20 Shades of Kaffee: Als die Melange noch eine Wissenschaft war

In dem Buch "Café Größenwahn" erfährt man viel über die Geschichte des Kaffeehauses
Wolfgang Kralicek

Wolfgang Kralicek

Café Größenwahn. In der Bücherecke des Cafés – gleich bei den Zeitungen – hat ein Gast kürzlich ein interessantes Buch deponiert. Es trägt den schönen Titel „Café Größenwahn“ (Verlag Hoffmann und Campe), und der Autor Dirk Liesemer beschreibt darin die Hochblüte der Kaffeehauskultur um die Jahrhundertwende.
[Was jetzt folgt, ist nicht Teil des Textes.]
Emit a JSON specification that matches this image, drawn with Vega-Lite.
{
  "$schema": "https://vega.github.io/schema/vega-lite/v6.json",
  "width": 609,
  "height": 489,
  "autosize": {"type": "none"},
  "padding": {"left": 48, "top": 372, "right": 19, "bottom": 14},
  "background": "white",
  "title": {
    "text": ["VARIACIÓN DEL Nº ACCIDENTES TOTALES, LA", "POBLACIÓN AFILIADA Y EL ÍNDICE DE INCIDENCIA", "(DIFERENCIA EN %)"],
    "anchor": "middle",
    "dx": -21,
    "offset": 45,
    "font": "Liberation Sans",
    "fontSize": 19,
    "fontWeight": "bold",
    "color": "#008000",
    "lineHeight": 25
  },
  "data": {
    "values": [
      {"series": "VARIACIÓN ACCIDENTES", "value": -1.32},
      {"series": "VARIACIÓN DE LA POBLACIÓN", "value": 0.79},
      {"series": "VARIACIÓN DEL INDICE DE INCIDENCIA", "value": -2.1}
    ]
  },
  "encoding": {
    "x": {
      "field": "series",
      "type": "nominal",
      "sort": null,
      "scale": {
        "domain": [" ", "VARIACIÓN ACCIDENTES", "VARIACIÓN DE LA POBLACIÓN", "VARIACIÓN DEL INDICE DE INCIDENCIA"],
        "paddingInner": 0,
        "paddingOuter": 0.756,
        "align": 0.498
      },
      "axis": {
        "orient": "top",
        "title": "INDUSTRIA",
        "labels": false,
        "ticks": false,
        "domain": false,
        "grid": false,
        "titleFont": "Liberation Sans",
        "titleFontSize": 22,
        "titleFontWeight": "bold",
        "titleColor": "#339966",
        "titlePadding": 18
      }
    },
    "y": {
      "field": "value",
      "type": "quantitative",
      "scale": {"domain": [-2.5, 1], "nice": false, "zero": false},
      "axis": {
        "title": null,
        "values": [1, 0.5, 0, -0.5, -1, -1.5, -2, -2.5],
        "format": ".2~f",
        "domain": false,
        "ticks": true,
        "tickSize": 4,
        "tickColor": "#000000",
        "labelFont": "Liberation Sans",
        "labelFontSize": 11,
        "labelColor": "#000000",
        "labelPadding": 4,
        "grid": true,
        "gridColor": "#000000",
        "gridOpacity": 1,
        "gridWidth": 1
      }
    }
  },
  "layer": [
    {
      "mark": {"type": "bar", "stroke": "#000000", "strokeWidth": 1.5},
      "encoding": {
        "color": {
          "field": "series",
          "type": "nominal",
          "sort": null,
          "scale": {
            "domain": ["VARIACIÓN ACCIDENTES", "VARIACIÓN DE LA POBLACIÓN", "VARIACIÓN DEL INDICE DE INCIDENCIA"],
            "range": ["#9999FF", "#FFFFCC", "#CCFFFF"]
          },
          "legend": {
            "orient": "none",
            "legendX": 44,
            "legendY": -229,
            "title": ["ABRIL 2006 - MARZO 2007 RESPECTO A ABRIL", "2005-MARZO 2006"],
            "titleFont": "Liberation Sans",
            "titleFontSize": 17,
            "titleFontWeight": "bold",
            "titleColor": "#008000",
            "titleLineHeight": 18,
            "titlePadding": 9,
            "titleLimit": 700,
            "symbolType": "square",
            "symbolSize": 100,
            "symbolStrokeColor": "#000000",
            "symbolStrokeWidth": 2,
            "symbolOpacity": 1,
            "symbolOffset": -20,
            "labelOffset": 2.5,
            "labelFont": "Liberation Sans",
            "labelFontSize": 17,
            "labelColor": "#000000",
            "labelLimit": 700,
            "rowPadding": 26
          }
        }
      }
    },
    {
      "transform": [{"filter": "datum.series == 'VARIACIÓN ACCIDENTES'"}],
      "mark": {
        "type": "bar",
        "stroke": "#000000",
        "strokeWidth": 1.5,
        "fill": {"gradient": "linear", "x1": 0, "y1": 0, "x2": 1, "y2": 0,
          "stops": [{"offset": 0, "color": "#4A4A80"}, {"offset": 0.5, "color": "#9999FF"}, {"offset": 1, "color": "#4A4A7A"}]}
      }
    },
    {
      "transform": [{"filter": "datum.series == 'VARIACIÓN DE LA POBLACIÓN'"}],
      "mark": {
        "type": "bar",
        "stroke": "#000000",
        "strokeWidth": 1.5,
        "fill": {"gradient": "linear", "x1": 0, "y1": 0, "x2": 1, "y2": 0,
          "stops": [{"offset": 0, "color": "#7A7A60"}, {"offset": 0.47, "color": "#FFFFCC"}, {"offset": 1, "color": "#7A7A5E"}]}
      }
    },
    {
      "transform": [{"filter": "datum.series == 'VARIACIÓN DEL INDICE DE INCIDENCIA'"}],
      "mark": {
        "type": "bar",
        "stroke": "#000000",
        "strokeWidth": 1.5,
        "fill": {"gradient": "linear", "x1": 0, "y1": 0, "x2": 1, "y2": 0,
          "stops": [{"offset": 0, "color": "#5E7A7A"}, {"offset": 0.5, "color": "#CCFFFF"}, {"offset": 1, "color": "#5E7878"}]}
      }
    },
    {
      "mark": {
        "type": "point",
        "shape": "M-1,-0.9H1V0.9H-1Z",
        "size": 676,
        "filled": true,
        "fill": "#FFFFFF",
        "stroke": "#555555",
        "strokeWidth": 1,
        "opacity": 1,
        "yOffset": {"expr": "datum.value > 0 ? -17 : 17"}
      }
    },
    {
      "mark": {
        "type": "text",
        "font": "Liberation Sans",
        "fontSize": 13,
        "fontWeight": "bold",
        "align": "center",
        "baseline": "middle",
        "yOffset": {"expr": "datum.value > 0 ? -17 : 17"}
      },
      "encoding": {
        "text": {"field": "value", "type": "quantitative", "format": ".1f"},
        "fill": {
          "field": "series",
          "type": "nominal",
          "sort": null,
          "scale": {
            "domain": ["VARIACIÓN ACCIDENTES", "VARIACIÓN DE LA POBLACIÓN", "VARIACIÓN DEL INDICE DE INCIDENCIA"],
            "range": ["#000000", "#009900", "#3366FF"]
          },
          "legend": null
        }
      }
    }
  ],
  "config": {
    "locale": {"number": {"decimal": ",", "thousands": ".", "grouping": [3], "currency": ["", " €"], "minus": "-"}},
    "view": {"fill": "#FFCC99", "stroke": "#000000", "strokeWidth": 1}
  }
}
Im Mittelpunkt stehen das Café Griensteidl in Wien, das Café Stefanie in München und das Café des Westens in Berlin, die witzigerweise alle den Spitznamen „Café Größenwahn“ hatten.

Es geht natürlich hauptsächlich um Literatur und Politik, aber auch über die Geschichte des Kaffeehauses erfährt man viel. Zum Beispiel ist dem Buch zu entnehmen, dass es im Wiener Café Herrenhof einst eine Karte mit Farbskala gab, auf der die Gäste zwischen 20 nummerierten Schattierungen für ihren Kaffee wählen konnten, „von Tiefschwarz bis zu einem bräunlichen Weiß“.

Höhere Melangologie. Besonders die Melange war damals anscheinend eine Wissenschaft, man konnte sie mit oder ohne Schlag, mit oder ohne Haut, heiß oder kühl oder heiß mit kalter Milch bestellen; wahlweise in der Schale im Glas oder in der Mokkaschale serviert. Experten bestellten eine „Portion“ – und bekamen je ein Kännchen Kaffee und Milch serviert, zum selber Mischen.

Einige der Kaffeespezialitäten, von denen in „Café Größenwahn“ außerdem die Rede ist, werden in vielen Kaffeehäusern heute noch angeboten – der „Einspänner“ etwa, der „Kapuziner“ oder der „Franziskaner“. Im Café Kralicek findet man das alles nicht auf der Karte. Der Chef ist nämlich der Meinung, dass das schon vor 100 Jahren nur Touristen bestellt haben.

Das mit der Farbskala aber gefällt dem Chef. Gut möglich also, dass man im Café Kralicek demnächst Bestellungen wie „Eine Melange Farbton 12, bitte!“ zu hören bekommen wird. Ein bisschen Größenwahn kann ja nicht schaden.